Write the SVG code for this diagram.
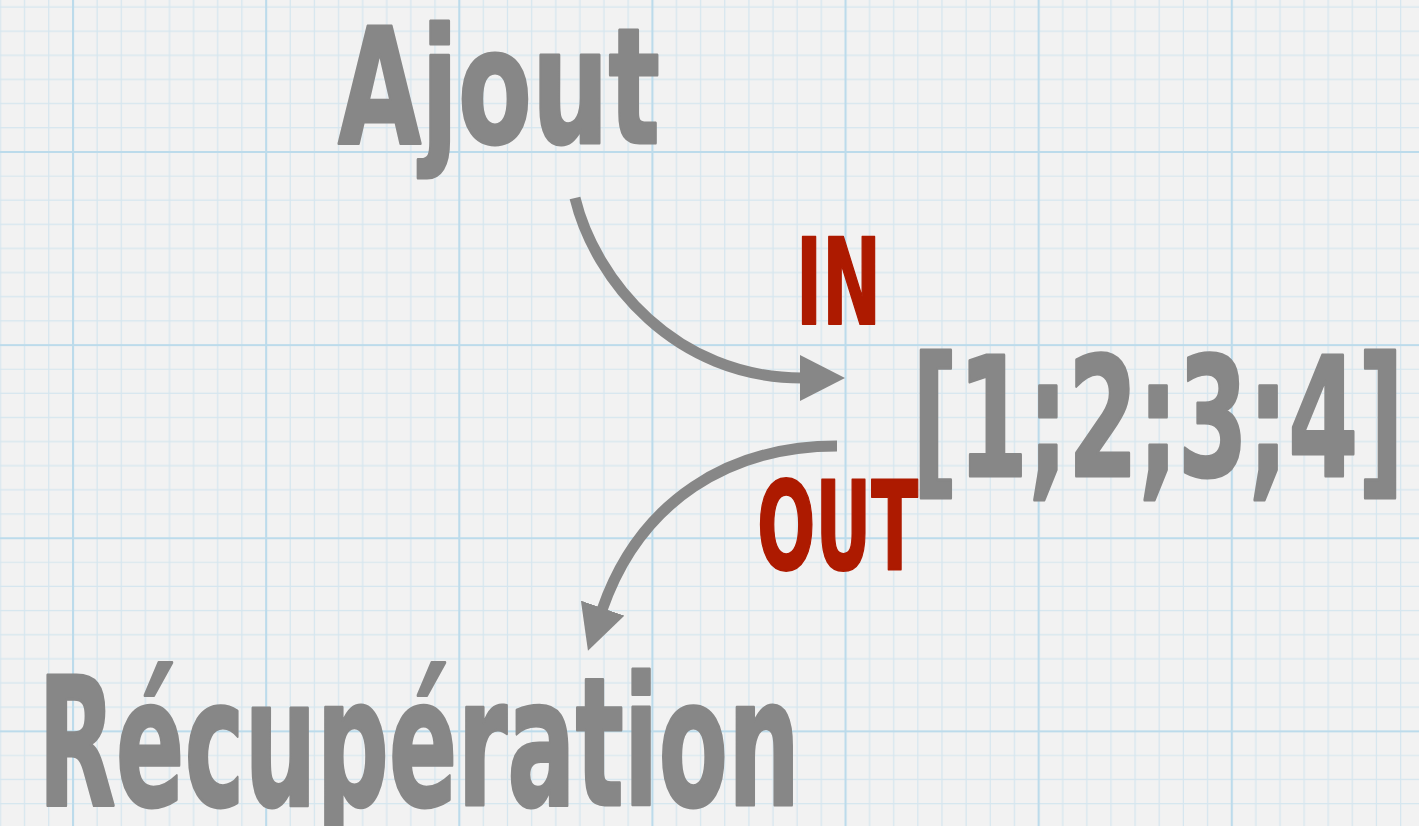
<svg xmlns="http://www.w3.org/2000/svg" width="1419" height="826" viewBox="0 0 1419 826">
  <style>
    .gray { fill: #878787; stroke: #878787; stroke-width: 3; stroke-linejoin: round; font-family: "DejaVu Sans", "Liberation Sans", sans-serif; font-weight: bold; }
    .red { fill: #ad1a00; stroke: #ad1a00; stroke-width: 2; stroke-linejoin: round; font-family: "DejaVu Sans", "Liberation Sans", sans-serif; font-weight: bold; }
    .conn { fill: none; stroke: #878787; stroke-width: 11; }
    .minor { stroke: #d5e6ef; stroke-width: 1.2; }
    .major { stroke: #bcdbeb; stroke-width: 2.2; }
  </style>
  <defs>
    <pattern id="grid" patternUnits="userSpaceOnUse" x="72" y="151" width="193.125" height="193.125">
      <rect width="193.125" height="193.125" fill="#f2f2f2"/>
      <g class="minor">
        <line x1="25.125" y1="0" x2="25.125" y2="193.125"/>
        <line x1="49.25" y1="0" x2="49.25" y2="193.125"/>
        <line x1="73.375" y1="0" x2="73.375" y2="193.125"/>
        <line x1="97.5" y1="0" x2="97.5" y2="193.125"/>
        <line x1="121.625" y1="0" x2="121.625" y2="193.125"/>
        <line x1="145.75" y1="0" x2="145.75" y2="193.125"/>
        <line x1="169.875" y1="0" x2="169.875" y2="193.125"/>
        <line y1="25.125" x1="0" y2="25.125" x2="193.125"/>
        <line y1="49.25" x1="0" y2="49.25" x2="193.125"/>
        <line y1="73.375" x1="0" y2="73.375" x2="193.125"/>
        <line y1="97.5" x1="0" y2="97.5" x2="193.125"/>
        <line y1="121.625" x1="0" y2="121.625" x2="193.125"/>
        <line y1="145.75" x1="0" y2="145.75" x2="193.125"/>
        <line y1="169.875" x1="0" y2="169.875" x2="193.125"/>
      </g>
      <g class="major">
        <line x1="1" y1="0" x2="1" y2="193.125"/>
        <line y1="1" x1="0" y2="1" x2="193.125"/>
      </g>
    </pattern>
    <marker id="head" markerUnits="userSpaceOnUse" viewBox="0 0 46 46" markerWidth="46" markerHeight="46" refX="2" refY="23" orient="auto">
      <path d="M0,0 L45,23 L0,46 Z" fill="#878787"/>
    </marker>
  </defs>

  <rect id="paper" x="0" y="0" width="1419" height="826" fill="url(#grid)"/>

  <g id="connectors">
    <path id="in-arrow" class="conn" d="M575,198 C595,280 675,378 802,378" marker-end="url(#head)"/>
    <path id="out-arrow" class="conn" d="M837,446 C730,446 640,500 602,610" marker-end="url(#head)"/>
  </g>

  <g id="node-ajout">
    <text class="gray" x="338" y="143" font-size="160" textLength="322" lengthAdjust="spacingAndGlyphs">Ajout</text>
  </g>
  <g id="node-list">
    <text class="gray" x="912" y="476" font-size="165" textLength="492" lengthAdjust="spacingAndGlyphs">[1;2;3;4]</text>
  </g>
  <g id="node-recuperation">
    <text class="gray" x="38" y="805" font-size="178" textLength="762" lengthAdjust="spacingAndGlyphs">Récupération</text>
  </g>
  <g id="label-in">
    <text class="red" x="796" y="324" font-size="120" textLength="85" lengthAdjust="spacingAndGlyphs">IN</text>
  </g>
  <g id="label-out">
    <text class="red" x="757" y="569" font-size="123" textLength="161" lengthAdjust="spacingAndGlyphs">OUT</text>
  </g>
</svg>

=-=-=-=-=

**Task goal:** Every line of the material is to be quoted exactly, with no pictures carried over.

**Result of the exercise:**
Write the SVG code for this diagram.
<svg xmlns="http://www.w3.org/2000/svg" width="1419" height="826" viewBox="0 0 1419 826">
  <style>
    .gray { fill: #878787; stroke: #878787; stroke-width: 3; stroke-linejoin: round; font-family: "DejaVu Sans", "Liberation Sans", sans-serif; font-weight: bold; }
    .red { fill: #ad1a00; stroke: #ad1a00; stroke-width: 2; stroke-linejoin: round; font-family: "DejaVu Sans", "Liberation Sans", sans-serif; font-weight: bold; }
    .conn { fill: none; stroke: #878787; stroke-width: 11; }
    .minor { stroke: #d5e6ef; stroke-width: 1.2; }
    .major { stroke: #bcdbeb; stroke-width: 2.2; }
  </style>
  <defs>
    <pattern id="grid" patternUnits="userSpaceOnUse" x="72" y="151" width="193.125" height="193.125">
      <rect width="193.125" height="193.125" fill="#f2f2f2"/>
      <g class="minor">
        <line x1="25.125" y1="0" x2="25.125" y2="193.125"/>
        <line x1="49.25" y1="0" x2="49.25" y2="193.125"/>
        <line x1="73.375" y1="0" x2="73.375" y2="193.125"/>
        <line x1="97.5" y1="0" x2="97.5" y2="193.125"/>
        <line x1="121.625" y1="0" x2="121.625" y2="193.125"/>
        <line x1="145.75" y1="0" x2="145.75" y2="193.125"/>
        <line x1="169.875" y1="0" x2="169.875" y2="193.125"/>
        <line y1="25.125" x1="0" y2="25.125" x2="193.125"/>
        <line y1="49.25" x1="0" y2="49.25" x2="193.125"/>
        <line y1="73.375" x1="0" y2="73.375" x2="193.125"/>
        <line y1="97.5" x1="0" y2="97.5" x2="193.125"/>
        <line y1="121.625" x1="0" y2="121.625" x2="193.125"/>
        <line y1="145.75" x1="0" y2="145.75" x2="193.125"/>
        <line y1="169.875" x1="0" y2="169.875" x2="193.125"/>
      </g>
      <g class="major">
        <line x1="1" y1="0" x2="1" y2="193.125"/>
        <line y1="1" x1="0" y2="1" x2="193.125"/>
      </g>
    </pattern>
    <marker id="head" markerUnits="userSpaceOnUse" viewBox="0 0 46 46" markerWidth="46" markerHeight="46" refX="2" refY="23" orient="auto">
      <path d="M0,0 L45,23 L0,46 Z" fill="#878787"/>
    </marker>
  </defs>

  <rect id="paper" x="0" y="0" width="1419" height="826" fill="url(#grid)"/>

  <g id="connectors">
    <path id="in-arrow" class="conn" d="M575,198 C595,280 675,378 802,378" marker-end="url(#head)"/>
    <path id="out-arrow" class="conn" d="M837,446 C730,446 640,500 602,610" marker-end="url(#head)"/>
  </g>

  <g id="node-ajout">
    <text class="gray" x="338" y="143" font-size="160" textLength="322" lengthAdjust="spacingAndGlyphs">Ajout</text>
  </g>
  <g id="node-list">
    <text class="gray" x="912" y="476" font-size="165" textLength="492" lengthAdjust="spacingAndGlyphs">[1;2;3;4]</text>
  </g>
  <g id="node-recuperation">
    <text class="gray" x="38" y="805" font-size="178" textLength="762" lengthAdjust="spacingAndGlyphs">Récupération</text>
  </g>
  <g id="label-in">
    <text class="red" x="796" y="324" font-size="120" textLength="85" lengthAdjust="spacingAndGlyphs">IN</text>
  </g>
  <g id="label-out">
    <text class="red" x="757" y="569" font-size="123" textLength="161" lengthAdjust="spacingAndGlyphs">OUT</text>
  </g>
</svg>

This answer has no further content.